Flash forward to the rematch. There is a new Flower class and among the names sent forward to the Sovereign for His approval is a second HMS Pansy. Of course George VI was an ex-naval officer (under fire at Jutland) and was no fool either. The list was returned with a line through the name and "No - GR" penned alongside it.

"The peculiar Cdr Spicer-Simson wanted to christen his original gunboats HMS Dog and Cat. Their Lordships at the Admiralty thought otherwise and picked Mimi and Toutou instead.

HMS Fifi was a captured German vessel and christened in the spirit of the Flotilla."

My understanding is that since he had been born in France, once his original names were rejected, Spicer-Samsonn suggested the nicknamess of ex-girlfriends


"Sure there are other odd-named HM Ships."
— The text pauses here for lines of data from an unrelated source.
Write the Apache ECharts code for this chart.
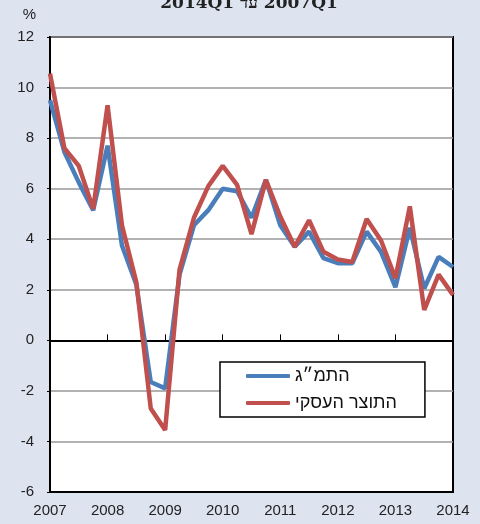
<!DOCTYPE html>
<html>
<head>
<meta charset="utf-8">
<script src="https://cdn.jsdelivr.net/npm/echarts@6/dist/echarts.min.js"></script>
<style>
  html, body { margin: 0; padding: 0; background: #dde4f0; }
  #chart { width: 480px; height: 524px; }
</style>
</head>
<body>
<div id="chart"></div>
<script>
// quarterly, 2007Q1 .. 2014Q1
var startYear = 2007;
var gdp = [9.5, 7.45, 6.25, 5.15, 7.7, 3.75, 2.2, -1.65, -1.9, 2.6,
           4.55, 5.15, 6.0, 5.9, 4.85, 6.35, 4.55, 3.7, 4.3, 3.25,
           3.05, 3.05, 4.3, 3.5, 2.1, 4.45, 2.05, 3.3, 2.9];
var business = [10.55, 7.6, 6.9, 5.2, 9.3, 4.55, 2.3, -2.7, -3.55, 2.8,
                4.85, 6.1, 6.9, 6.15, 4.2, 6.35, 4.9, 3.7, 4.75, 3.5,
                3.2, 3.1, 4.8, 3.95, 2.45, 5.3, 1.2, 2.6, 1.8];
var seriesNames = ["התמ״ג", "התוצר העסקי"];
var yTicks = [-6, -4, -2, 0, 2, 4, 6, 8, 10, 12];

function toPoints(arr) {
  return arr.map(function (v, i) { return [startYear + i / 4, v]; });
}

var font = "Liberation Sans";
var chart = echarts.init(document.getElementById("chart"));
chart.setOption({
  backgroundColor: "#dde4f0",
  animation: false,
  title: {
    text: "2014Q1{h|\u200E עד \u200E}2007Q1",
    left: 244,
    top: -10,
    textAlign: "center",
    textStyle: {
      fontFamily: "DejaVu Serif", fontSize: 17, fontWeight: "bold", color: "#222",
      rich: { h: { fontFamily: "DejaVu Serif", fontSize: 17, fontWeight: "bold", color: "#222" } }
    }
  },
  grid: {
    left: 50, right: 27, top: 37, bottom: 32,
    show: true, backgroundColor: "#fff", borderColor: "#000", borderWidth: 2
  },
  xAxis: [{
    type: "value", min: 2007, max: 2014, interval: 1, position: "bottom",
    axisLine: { onZero: false, lineStyle: { color: "#000", width: 2 } },
    axisTick: { show: false },
    splitLine: { show: false },
    axisLabel: {
      color: "#222", fontSize: 15, fontFamily: font, margin: 11,
      formatter: function (v) { return String(v); }
    }
  }, {
    type: "value", min: 2007, max: 2014, interval: 1, position: "bottom",
    axisLine: { onZero: true, lineStyle: { color: "#000", width: 2 } },
    axisTick: { inside: true, length: 6, lineStyle: { color: "#000", width: 1 } },
    splitLine: { show: false },
    axisLabel: { show: false }
  }],
  yAxis: {
    type: "value", min: yTicks[0], max: yTicks[yTicks.length - 1], interval: 2,
    name: "%", nameLocation: "end", nameGap: 15,
    nameTextStyle: { color: "#222", fontSize: 15, fontFamily: font, align: "right", padding: [0, 14, 0, 0] },
    axisLine: { show: true, lineStyle: { color: "#000", width: 2 } },
    axisTick: { show: true, length: 3, lineStyle: { color: "#000" } },
    splitLine: { lineStyle: { color: "#999", width: 1.5 } },
    axisLabel: { color: "#222", fontSize: 15, fontFamily: font, margin: 16 }
  },
  legend: {
    left: 220, top: 362,
    orient: "vertical",
    backgroundColor: "#fff", borderColor: "#000", borderWidth: 1.5,
    padding: [5, 28, 5, 26],
    itemWidth: 44, itemHeight: 4, itemGap: 9,
    icon: "roundRect",
    textStyle: { fontFamily: font, fontSize: 18, color: "#111" },
    data: seriesNames
  },
  series: [{
    name: seriesNames[0], type: "line", data: toPoints(gdp),
    showSymbol: false, symbol: "none",
    lineStyle: { color: "#4a7ebb", width: 4.5 }, itemStyle: { color: "#4a7ebb" }
  }, {
    name: seriesNames[1], type: "line", data: toPoints(business),
    showSymbol: false, symbol: "none",
    lineStyle: { color: "#c0504d", width: 4.5 }, itemStyle: { color: "#c0504d" }
  }]
});
</script>
</body>
</html>
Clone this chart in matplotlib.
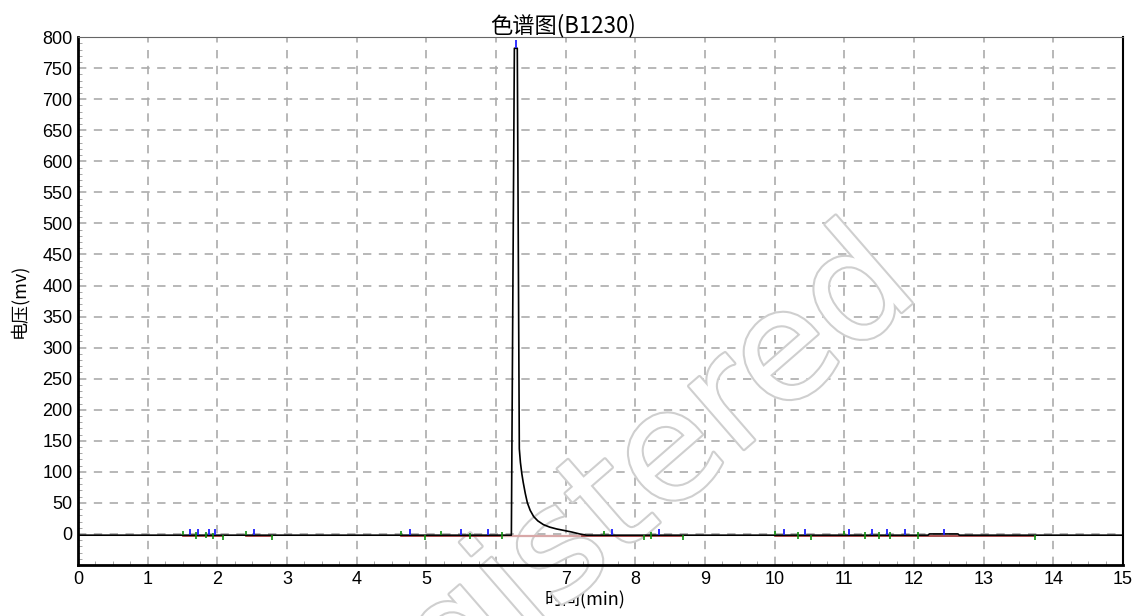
import numpy as np
import matplotlib
matplotlib.use('Agg')
import matplotlib.pyplot as plt
import matplotlib.patheffects as pe
from matplotlib.ticker import MultipleLocator

matplotlib.rcParams['font.family'] = ['Liberation Sans', 'Noto Sans CJK SC']

# chromatogram trace (min, mv)
time_min = [0, 6.0, 6.22, 6.263, 6.305, 6.334, 6.35, 6.37, 6.39, 6.42, 6.45, 6.49, 6.54,
            6.60, 6.68, 6.77, 6.87, 6.96, 7.09, 7.2, 7.3,
            12.2, 12.22, 12.63, 12.65, 15]
signal_mv = [-2, -2, -2, 782, 782, 137, 115, 97, 83, 65, 50, 38, 28,
             21, 15, 11, 8, 6, 3, 0, -2,
             -2, 0, 0, -2, -2]

# integration baselines
base_start = [1.51, 2.41, 4.63, 7.2, 10.01]
base_end = [2.08, 2.78, 6.09, 8.69, 13.73]
tail_start, tail_end = 6.09, 7.2

# peak apex markers (blue) and start/end markers (green)
apex_x = [1.60, 1.72, 1.88, 1.96, 2.53, 4.77, 5.49, 5.88, 7.67, 8.34,
          10.14, 10.44, 11.06, 11.39, 11.61, 11.87, 12.43]
green_x = [1.51, 1.69, 1.83, 1.94, 2.08, 2.41, 2.78, 4.63, 4.98, 5.21, 5.62, 6.09,
           7.55, 8.13, 8.22, 8.69, 10.01, 10.34, 10.52, 11.0, 11.29, 11.50, 11.66,
           12.05, 13.73]
green_lo = [-2, -8, -7, -8, -9, -2, -9, -2, -9, -2, -8, -8,
            -2, -9, -8, -9, -2, -8, -9, -2, -8, -8, -8, -8, -9]
green_hi = [4, 3, 3, 2, -2, 4, -2, 4, -2, 4, 2, 3,
            4, -2, 3, -2, 4, 3, -2, 4, 3, 3, 3, 3, -2]

fig = plt.figure(figsize=(11.36, 6.16), dpi=100)
ax = fig.add_axes([0.0687, 0.0828, 0.9199, 0.857])

ax.grid(True, which='major', color='#ababab', linestyle=(0, (5, 4.5)), linewidth=1.2)
ax.set_axisbelow(True)

# watermark: above grid and axis labels, below the trace
ax.text(0.46, 0.05, 'Unregistered', transform=fig.transFigure, fontsize=110, rotation=41,
        ha='center', va='center', color='white', family='DejaVu Sans', zorder=1.5,
        clip_on=False, path_effects=[pe.withStroke(linewidth=3, foreground='#cfcfcf')])

for s, e in zip(base_start, base_end):
    ax.plot([s, e], [-3, -3], color='#9a3030', lw=1.2, zorder=3)
ax.plot([tail_start, tail_end], [-4, -4], color='#d8a8a8', lw=1.6, zorder=3)

ax.plot(time_min, signal_mv, color='black', lw=1.2, zorder=4)

ax.vlines(apex_x, -2, 8, color='#2020ff', lw=1.3, zorder=5)
ax.vlines([6.29], 782, 795, color='#2020ff', lw=1.3, zorder=5)
ax.vlines(green_x, green_lo, green_hi, color='#109010', lw=1.2, zorder=5)

ax.set_xlim(0, 15)
ax.set_ylim(-50, 800)
ax.xaxis.set_major_locator(MultipleLocator(1))
ax.xaxis.set_minor_locator(MultipleLocator(0.25))
ax.yaxis.set_minor_locator(MultipleLocator(10))
ax.set_yticks(np.arange(0, 801, 50))
ax.tick_params(which='major', length=0, labelsize=13, pad=4)
ax.tick_params(which='minor', direction='in', length=3, color='#999999')

ax.spines['top'].set_color('#666666')
ax.spines['left'].set_linewidth(2)
ax.spines['bottom'].set_linewidth(2)
ax.spines['right'].set_linewidth(1.5)

ax.set_title('色谱图(B1230)', fontsize=16, x=0.464, pad=2, family=['Noto Sans CJK SC'])
ax.set_xlabel('时间(min)', fontsize=13, family=['Noto Sans CJK SC'])
ax.set_ylabel('电压(mv)', fontsize=13, family=['Noto Sans CJK SC'])
ax.xaxis.set_label_coords(0.485, -0.047)
ax.yaxis.set_label_coords(-0.048, 0.5)

fig.savefig('out.png', dpi=100)
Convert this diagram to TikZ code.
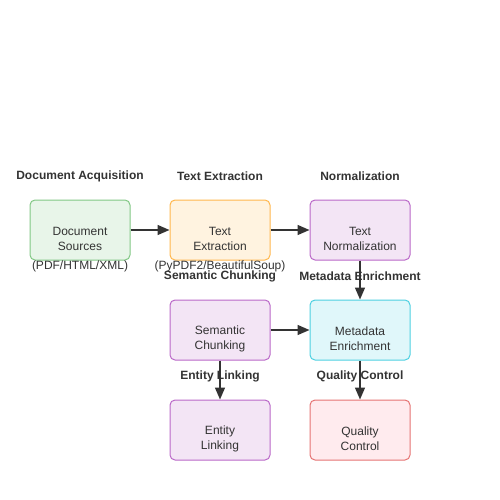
\documentclass[tikz,border=0pt]{standalone}
\usepackage{fontspec}
\setmainfont{Liberation Sans}
\usetikzlibrary{arrows.meta}
\definecolor{txt}{HTML}{333333}
\definecolor{gfill}{HTML}{E8F5E9}\definecolor{gline}{HTML}{81C784}
\definecolor{ofill}{HTML}{FFF3E0}\definecolor{oline}{HTML}{FFB74D}
\definecolor{pfill}{HTML}{F3E5F5}\definecolor{pline}{HTML}{BA68C8}
\definecolor{cfill}{HTML}{E0F7FA}\definecolor{cline}{HTML}{4DD0E1}
\definecolor{rfill}{HTML}{FFEBEE}\definecolor{rline}{HTML}{E57373}
\begin{document}
\begin{tikzpicture}[x=1pt,y=-1pt,
  box/.style={draw, rounded corners=5pt, line width=1pt, minimum width=100pt, minimum height=60pt, inner sep=0pt},
  boxtext/.style={text=txt, align=center, font=\fontsize{12}{15}\selectfont, inner sep=0pt},
  ttl/.style={text=txt, font=\fontsize{12}{14}\selectfont\bfseries, inner sep=0pt},
  sub/.style={text=txt, font=\fontsize{12}{14}\selectfont, inner sep=0pt},
  arr/.style={draw=txt, line width=1.5pt, -{Triangle[length=12pt,width=10pt]}}]
\useasboundingbox (0,0) rectangle (500,500);
% boxes
\node[box, fill=gfill, draw=gline] (ds) at (80,230) {};
\node[box, fill=ofill, draw=oline] (te) at (220,230) {};
\node[box, fill=pfill, draw=pline] (tn) at (360,230) {};
\node[box, fill=pfill, draw=pline] (sc) at (220,330) {};
\node[box, fill=cfill, draw=cline] (me) at (360,330) {};
\node[box, fill=pfill, draw=pline] (el) at (220,430) {};
\node[box, fill=rfill, draw=rline] (qc) at (360,430) {};
% box texts
\node[boxtext] (dst) at (80,238.5) {Document\\Sources};
\node[boxtext] (tet) at (220,238.5) {Text\\Extraction};
\node[boxtext] (tnt) at (360,238.5) {Text\\Normalization};
\node[boxtext] (sct) at (220,338.5) {Semantic\\Chunking};
\node[boxtext] (met) at (360,338.5) {Metadata\\Enrichment};
\node[boxtext] (elt) at (220,438.5) {Entity\\Linking};
\node[boxtext] (qct) at (360,438.5) {Quality\\Control};
% arrows
\draw[arr] (ds.east) -- (te.west);
\draw[arr] (te.east) -- (tn.west);
\draw[arr] (tn.south) -- (me.north);
\draw[arr] (sc.east) -- (me.west);
\draw[arr] (sc.south) -- (el.north);
\draw[arr] (me.south) -- (qc.north);
% titles
\node[ttl] (t1) at (80,176) {Document Acquisition};
\node[ttl] (t2) at (220,176) {Text Extraction};
\node[ttl] (t3) at (360,176) {Normalization};
\node[ttl] (t4) at (220,276) {Semantic Chunking};
\node[ttl] (t5) at (360,276) {Metadata Enrichment};
\node[ttl] (t6) at (220,376) {Entity Linking};
\node[ttl] (t7) at (360,376) {Quality Control};
% sublabels
\node[sub] (s1) at (80,266) {(PDF/HTML/XML)};
\node[sub] (s2) at (220,266) {(PyPDF2/BeautifulSoup)};
\end{tikzpicture}
\end{document}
Such as the minesweeper HMS Pickle of WWII


which honored the schooner which brought Collingwood's despatches home after Trafalgar. Lt Lapenotierre just about killed several teams of horses enroute to London after making port at (iirc) Plymouth, stumbling into the Admiralty in the wee hours to greet Lord Barham with "Sir, we have won a great victory but lost Lord Nelson"

Col Beausaber

It seems mimi and toutou are french slang for meow and bark.

Though it may be easy to find a frenchy girl named or nick-named Mimi...

The Royal Navy has had so many ship's names that it is a certainty to find a few that were peculiar or even derisive at some point, possibly long after said name had been used.